## Entries shown
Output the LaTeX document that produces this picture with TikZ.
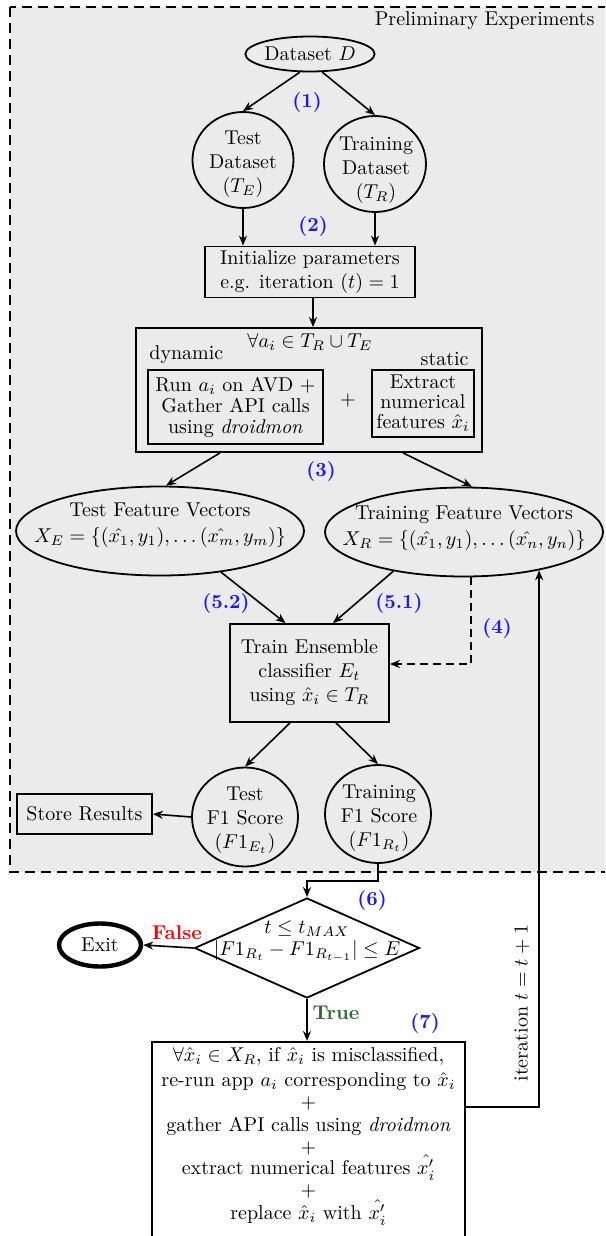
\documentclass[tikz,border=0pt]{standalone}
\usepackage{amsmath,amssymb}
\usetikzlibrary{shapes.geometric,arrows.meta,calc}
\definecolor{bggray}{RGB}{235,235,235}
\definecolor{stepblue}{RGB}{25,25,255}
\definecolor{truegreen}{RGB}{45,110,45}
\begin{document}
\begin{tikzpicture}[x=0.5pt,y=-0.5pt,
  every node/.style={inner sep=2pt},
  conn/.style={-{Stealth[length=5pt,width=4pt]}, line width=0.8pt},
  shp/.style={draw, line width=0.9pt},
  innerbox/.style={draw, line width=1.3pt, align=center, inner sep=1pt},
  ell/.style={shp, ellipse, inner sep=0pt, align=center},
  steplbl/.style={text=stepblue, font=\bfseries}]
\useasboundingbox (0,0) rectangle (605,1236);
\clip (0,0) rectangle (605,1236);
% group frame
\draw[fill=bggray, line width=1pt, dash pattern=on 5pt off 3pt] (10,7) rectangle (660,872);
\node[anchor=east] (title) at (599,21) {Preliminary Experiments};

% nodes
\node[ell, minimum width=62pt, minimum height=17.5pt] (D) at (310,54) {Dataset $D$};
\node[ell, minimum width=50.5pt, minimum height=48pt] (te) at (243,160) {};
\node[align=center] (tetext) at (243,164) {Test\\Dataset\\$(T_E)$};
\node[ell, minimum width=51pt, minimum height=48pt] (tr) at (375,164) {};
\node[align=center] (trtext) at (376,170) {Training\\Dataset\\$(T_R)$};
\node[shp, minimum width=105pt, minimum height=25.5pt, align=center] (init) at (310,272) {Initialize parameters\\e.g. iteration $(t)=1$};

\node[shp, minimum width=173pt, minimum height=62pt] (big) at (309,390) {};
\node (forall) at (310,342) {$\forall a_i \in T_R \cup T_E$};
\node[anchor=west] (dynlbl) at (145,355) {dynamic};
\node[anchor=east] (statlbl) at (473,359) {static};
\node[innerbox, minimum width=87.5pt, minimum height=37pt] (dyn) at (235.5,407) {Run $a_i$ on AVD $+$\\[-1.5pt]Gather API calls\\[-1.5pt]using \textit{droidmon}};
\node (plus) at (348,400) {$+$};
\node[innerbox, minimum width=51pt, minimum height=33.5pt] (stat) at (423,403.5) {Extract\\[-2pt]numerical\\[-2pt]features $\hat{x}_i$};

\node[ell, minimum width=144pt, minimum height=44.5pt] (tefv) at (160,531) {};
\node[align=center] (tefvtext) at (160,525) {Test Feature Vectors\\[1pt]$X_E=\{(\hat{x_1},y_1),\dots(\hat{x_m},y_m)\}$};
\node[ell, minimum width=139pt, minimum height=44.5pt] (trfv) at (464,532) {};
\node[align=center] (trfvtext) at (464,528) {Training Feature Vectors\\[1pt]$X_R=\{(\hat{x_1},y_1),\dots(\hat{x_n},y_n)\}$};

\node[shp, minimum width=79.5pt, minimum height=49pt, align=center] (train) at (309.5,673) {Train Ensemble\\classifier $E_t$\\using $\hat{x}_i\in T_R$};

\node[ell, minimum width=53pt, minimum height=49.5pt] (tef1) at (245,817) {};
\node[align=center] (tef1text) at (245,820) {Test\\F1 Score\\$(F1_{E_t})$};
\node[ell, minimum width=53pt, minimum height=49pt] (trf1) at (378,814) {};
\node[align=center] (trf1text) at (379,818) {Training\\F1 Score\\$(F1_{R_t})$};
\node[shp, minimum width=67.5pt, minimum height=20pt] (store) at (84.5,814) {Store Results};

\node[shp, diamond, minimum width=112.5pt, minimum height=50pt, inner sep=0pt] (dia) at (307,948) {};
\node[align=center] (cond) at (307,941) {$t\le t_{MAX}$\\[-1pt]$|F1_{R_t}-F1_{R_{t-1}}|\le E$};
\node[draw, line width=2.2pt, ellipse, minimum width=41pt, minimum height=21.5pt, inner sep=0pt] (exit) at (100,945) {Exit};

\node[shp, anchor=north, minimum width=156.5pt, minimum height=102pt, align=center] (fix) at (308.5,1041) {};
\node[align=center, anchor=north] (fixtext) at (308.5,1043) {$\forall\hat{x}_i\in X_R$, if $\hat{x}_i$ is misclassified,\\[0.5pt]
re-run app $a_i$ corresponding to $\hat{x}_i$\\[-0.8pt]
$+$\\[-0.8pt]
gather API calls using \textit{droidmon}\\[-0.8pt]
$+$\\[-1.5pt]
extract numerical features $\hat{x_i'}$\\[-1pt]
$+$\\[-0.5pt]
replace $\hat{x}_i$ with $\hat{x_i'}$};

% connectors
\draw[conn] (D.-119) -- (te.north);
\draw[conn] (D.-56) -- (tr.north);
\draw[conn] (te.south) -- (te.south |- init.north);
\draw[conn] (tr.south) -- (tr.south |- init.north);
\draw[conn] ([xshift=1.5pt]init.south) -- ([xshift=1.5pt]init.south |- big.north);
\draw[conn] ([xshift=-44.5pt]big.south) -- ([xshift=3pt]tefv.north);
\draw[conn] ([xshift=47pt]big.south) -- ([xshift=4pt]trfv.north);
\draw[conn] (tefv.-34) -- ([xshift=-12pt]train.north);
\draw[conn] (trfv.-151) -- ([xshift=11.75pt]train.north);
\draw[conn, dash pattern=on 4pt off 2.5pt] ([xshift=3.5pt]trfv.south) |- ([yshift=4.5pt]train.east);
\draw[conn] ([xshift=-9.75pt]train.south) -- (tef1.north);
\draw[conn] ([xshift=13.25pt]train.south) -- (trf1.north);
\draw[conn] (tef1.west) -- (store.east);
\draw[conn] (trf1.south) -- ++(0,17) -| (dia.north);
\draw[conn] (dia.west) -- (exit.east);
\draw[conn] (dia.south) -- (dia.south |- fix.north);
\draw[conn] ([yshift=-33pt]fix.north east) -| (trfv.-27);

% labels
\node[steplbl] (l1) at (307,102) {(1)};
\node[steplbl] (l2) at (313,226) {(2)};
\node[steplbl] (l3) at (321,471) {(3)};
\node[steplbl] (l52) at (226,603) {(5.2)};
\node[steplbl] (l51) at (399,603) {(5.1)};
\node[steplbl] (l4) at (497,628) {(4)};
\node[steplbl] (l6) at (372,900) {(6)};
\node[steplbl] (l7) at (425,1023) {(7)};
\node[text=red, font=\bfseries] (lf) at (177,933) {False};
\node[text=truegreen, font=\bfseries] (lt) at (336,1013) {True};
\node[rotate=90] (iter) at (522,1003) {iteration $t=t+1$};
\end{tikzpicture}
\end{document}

...

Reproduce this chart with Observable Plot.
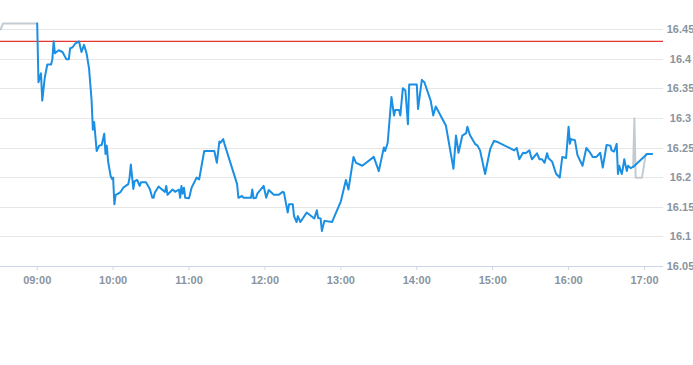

## Task directions
Please quote only the span of lines whose first line contains "Output the LaTeX" and whose last line contains "minimum width=105pt, minimum", leaving every picture out.

## Finished task
Output the LaTeX document that produces this picture with TikZ.
\documentclass[tikz,border=0pt]{standalone}
\usepackage{amsmath,amssymb}
\usetikzlibrary{shapes.geometric,arrows.meta,calc}
\definecolor{bggray}{RGB}{235,235,235}
\definecolor{stepblue}{RGB}{25,25,255}
\definecolor{truegreen}{RGB}{45,110,45}
\begin{document}
\begin{tikzpicture}[x=0.5pt,y=-0.5pt,
  every node/.style={inner sep=2pt},
  conn/.style={-{Stealth[length=5pt,width=4pt]}, line width=0.8pt},
  shp/.style={draw, line width=0.9pt},
  innerbox/.style={draw, line width=1.3pt, align=center, inner sep=1pt},
  ell/.style={shp, ellipse, inner sep=0pt, align=center},
  steplbl/.style={text=stepblue, font=\bfseries}]
\useasboundingbox (0,0) rectangle (605,1236);
\clip (0,0) rectangle (605,1236);
% group frame
\draw[fill=bggray, line width=1pt, dash pattern=on 5pt off 3pt] (10,7) rectangle (660,872);
\node[anchor=east] (title) at (599,21) {Preliminary Experiments};

% nodes
\node[ell, minimum width=62pt, minimum height=17.5pt] (D) at (310,54) {Dataset $D$};
\node[ell, minimum width=50.5pt, minimum height=48pt] (te) at (243,160) {};
\node[align=center] (tetext) at (243,164) {Test\\Dataset\\$(T_E)$};
\node[ell, minimum width=51pt, minimum height=48pt] (tr) at (375,164) {};
\node[align=center] (trtext) at (376,170) {Training\\Dataset\\$(T_R)$};
\node[shp, minimum width=105pt, minimum height=25.5pt, align=center] (init) at (310,272) {Initialize parameters\\e.g. iteration $(t)=1$};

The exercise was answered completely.